Hace algunas semanas atrás conversaba con amigos y conocidos sobre el tema de la telefonía celular y de cómo había llegado a nuestras vidas para cambiarlas por completo.
Y no es menos cierto, pues el “móvil”, como se le conoce entre los más jóvenes, no es solo una herramienta que destierra la vieja telefonía alámbrica e inhalámbrica para mantenernos comunicados las 24 horas del día, incluso en parajes bastante alejados las zonas rurales.
En este aparato de bolsillo caben y se dan cita todo un conjunto de herramientas que antiguamente, los más viejos, debíamos cargar en nuestras mochilas o portaequipajes. Díganse calculadora, linterna, almanaque, mapas y brújula, cámara fotográfica, reloj… en fin, infinitos los utensilios a mencionar.
Por supuesto, la tecnología no puede negarse, y todo nado contracorriente al desarrollo de estos dispositivos sería de mentes muy obtusas.
Algo que también es sumamente importante, al punto de peligroso si se quiere, que es hacia donde se dirigen estas líneas, es la conexión satelital con la red de redes: la poderosísima internet utilizada por nuestros hijos pequeños.
Un ciberespacio mal utilizado por un niño puede mostrar historias bastante nocivas. Y es ahí, en la tenencia de un celular, ante la simpleza e inocencia que los caracteriza, en lo que me gustaría que reflexionáramos todos.
Seamos honestos, ¿cuántos padres, tíos y padrinos les regalamos a los pequeños un teléfono para que se tranquilicen, jueguen, o para decirlas todas, para que nos dejen “respirar”? Pues está mal. Los móviles no son un regalo adecuado para niños entre los 10 y 15 años por muy normal que lo veamos.
Deberíamos preguntarnos si es sano o razonable que un infante tenga en sus manos el control de un celular conectado a las redes, independientemente de si es por momentos o a tiempo completo.
No logro comprender qué hace un menor en una escuela primaria –como ya es normal verlos– o iniciando secundaria con un móvil, y mucho menos con datos móviles activos. Eso sí es un peligro. Me dirán arcaico; mas prefiero conservador.
Lo cierto es que ya, celular en mano, los pequeños se exponen a riesgos como el acceso a contenidos inapropiados como violencia y pornografía; contactar personas con malas intenciones; compartir información privada; acoso o ser víctima de chantajes o amenazas.
Según un estudio global realizado por investigadores españoles, tan solo el cyberbullying alcanza a un 34 por ciento de los niños, eso para no hablar de cifras superiores al 45 por ciento que responden a los depredadores online y a más de 60 por ciento que responde al sexting. Y eso es solo la punta del iceberg.
Pues para ello el escriba quisiera entonces mencionar dos palabras: “Control Parental”. Sí, una restricción nativa que de cierta forma y bajo distintos nombres y apartados poseen todos los celulares.

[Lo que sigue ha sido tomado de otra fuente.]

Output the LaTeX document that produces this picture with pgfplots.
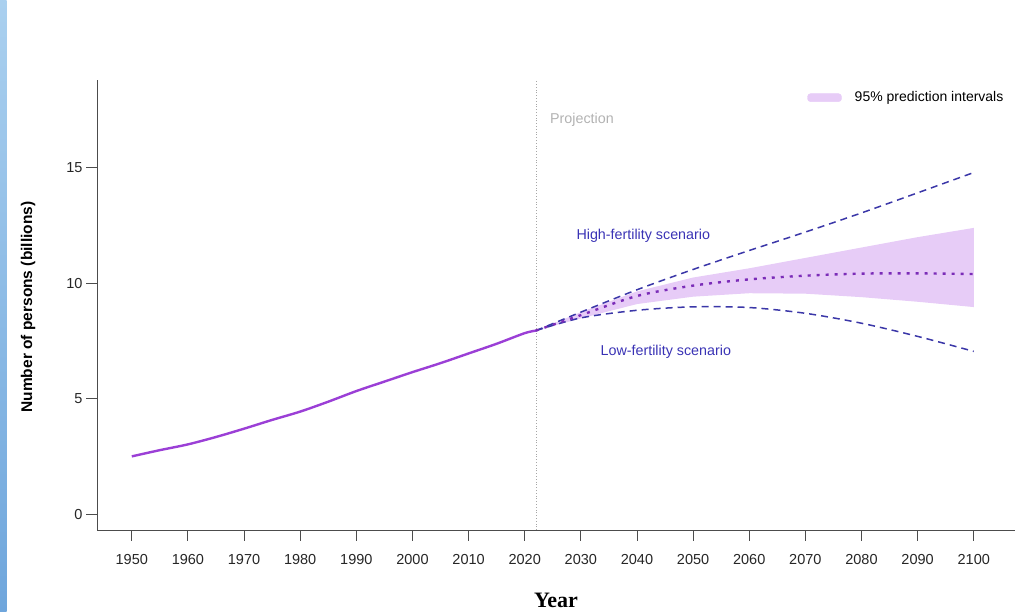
\documentclass[border=0pt]{standalone}
\usepackage{fontspec}
\setmainfont{Liberation Sans}
\newfontfamily\serifb{Liberation Serif}
\usepackage{pgfplots}
\pgfplotsset{compat=1.18}
\definecolor{histc}{HTML}{9B3FD6}
\definecolor{medc}{HTML}{7B2CB8}
\definecolor{scenc}{HTML}{3B37A8}
\definecolor{bandc}{HTML}{E7CCF7}
\definecolor{labc}{HTML}{3A33B5}
\definecolor{bartop}{HTML}{AAD0EF}
\definecolor{barbot}{HTML}{6FA6DC}
\begin{document}
\begin{tikzpicture}
\path[use as bounding box] (0pt,0pt) rectangle (1015pt,612pt);
\shade[top color=bartop, bottom color=barbot] (0pt,0pt) rectangle (6.5pt,612pt);
\node[rotate=90,font=\fontsize{15.5}{17}\selectfont\bfseries] at (28pt,305pt) {Number of persons (billions)};
\node[font=\fontsize{22}{24}\serifb\bfseries] at (556pt,12pt) {Year};
\begin{axis}[
  at={(97pt,82pt)}, anchor=south west,
  scale only axis, width=918pt, height=450pt,
  xmin=1943.8, xmax=2107.35, ymin=-0.69, ymax=18.81,
  axis lines=left, axis line style={-, black!70, line width=0.9pt},
  tick align=outside, tick style={black!70, line width=0.9pt},
  major tick length=11pt,
  xtick={1950,1960,...,2100}, ytick={0,5,10,15},
  xticklabel style={yshift=-10pt},
  tick label style={font=\fontsize{14.5}{16}\selectfont, text=black!85},
  /pgf/number format/assume math mode=true,
  /pgf/number format/1000 sep={},
  clip=false,
  legend style={at={(0.993,0.983)}, anchor=north east, draw=none, fill=none,
    font=\fontsize{14}{16}\selectfont},
  legend cell align=left,
]
\addplot[draw=none, fill=bandc, forget plot] coordinates {
(2022,7.95) (2030,8.75) (2040,9.65) (2050,10.25) (2060,10.65) (2070,11.1) (2080,11.55) (2090,12.0) (2100,12.4)
(2100,8.97) (2090,9.2) (2080,9.4) (2070,9.55) (2060,9.57) (2050,9.42) (2040,9.1) (2030,8.48) (2022,7.95)} -- cycle;
\addlegendimage{legend image code/.code={\fill[bandc, rounded corners=3pt] (0pt,-4pt) rectangle (34pt,4pt); \path (45pt,0pt);}}
\addlegendentry{95\% prediction intervals}
\addplot[gray!70, dotted, line width=0.8pt, forget plot] coordinates {(2022,-0.69) (2022,18.81)};
\addplot[histc, line width=2.4pt, smooth, forget plot] coordinates {
(1950,2.50) (1955,2.77) (1960,3.02) (1965,3.34) (1970,3.70) (1975,4.08) (1980,4.44) (1985,4.87)
(1990,5.33) (1995,5.74) (2000,6.15) (2005,6.54) (2010,6.96) (2015,7.38) (2020,7.84) (2022,7.95)};
\addplot[scenc, line width=1.5pt, dash pattern=on 7pt off 5pt, smooth, forget plot] coordinates {
(2022,7.95) (2030,8.75) (2040,9.72) (2050,10.6) (2060,11.42) (2070,12.22) (2080,13.05) (2090,13.92) (2100,14.8)};
\addplot[scenc, line width=1.5pt, dash pattern=on 7pt off 5pt, smooth, forget plot] coordinates {
(2022,7.95) (2030,8.5) (2040,8.83) (2050,8.98) (2060,8.95) (2070,8.7) (2080,8.27) (2090,7.7) (2100,7.05)};
\addplot[medc, line width=2.4pt, dash pattern=on 3pt off 6pt, smooth, forget plot] coordinates {
(2022,7.95) (2030,8.62) (2040,9.45) (2050,9.9) (2060,10.17) (2070,10.33) (2080,10.42) (2090,10.43) (2100,10.4)};
\node[anchor=west, text=gray!60, font=\fontsize{14.3}{16}\selectfont] at (axis cs:2023.9,17.08) {Projection};
\node[anchor=west, text=labc, font=\fontsize{14.3}{16}\selectfont] at (axis cs:2028.6,12.05) {High-fertility scenario};
\node[anchor=west, text=labc, font=\fontsize{14.3}{16}\selectfont] at (axis cs:2032.9,7.02) {Low-fertility scenario};
\end{axis}
\end{tikzpicture}
\end{document}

Con la activación de esta característica, se bloquea el contenido inapropiado y se limita el tiempo de conexión. También se controlan los juegos y las aplicaciones que se utilizan, además de las llamadas y mensajes que los pequeños hacen y reciben.
Asimismo, se puede saber lo que comentan cuando están en redes sociales y, gracias a su “localizador familiar”, se da la posibilidad de “recibir actualizaciones sobre sus desplazamientos en tiempo real”. Es decir, que con solo quererlo sabemos dónde está el niño en tiempo real.
¿Qué no es ético rastrear y tener total vigilancia de lo que hacen nuestros hijos con sus móviles al salir de casa? Es debatible. ¿Qué estamos violando intimidades sin consentimiento? Es cierto, pero también discutible, y en un caso dado, siempre se puede convencer y conversar con el menor.
Citemos entonces a Ortega y Gasset cuando dijera: “Yo soy yo y mis circunstancias”. Por ende, antes de proporcionar un móvil a un hijo, lo primero es ver el nivel de exclusión que genera el privarle de uno, y la necesidad real que tiene del mismo.
Entonces, ¿dar o no dar? ¿Control o no control? Pero el verdadero dilema siempre estará en el nivel de riesgo que estemos dispuestos a asumir versus la pérdida de la confianza.
Quizás para algunos, tal vigilancia electrónica no sea la solución, sino la educación que se les da en la casa. Pero ante la apertura total a un nuevo mundo desconocido y sumamente peligroso, de no saber andar en él, y ante la imposibilidad de acompañarlos las 24 horas del día en este entorno tan hostil, o de enseñarles a manejarse en cada escenario y explicar cada riesgo… prefiero ser arcaico antes que tomar un buche amargo.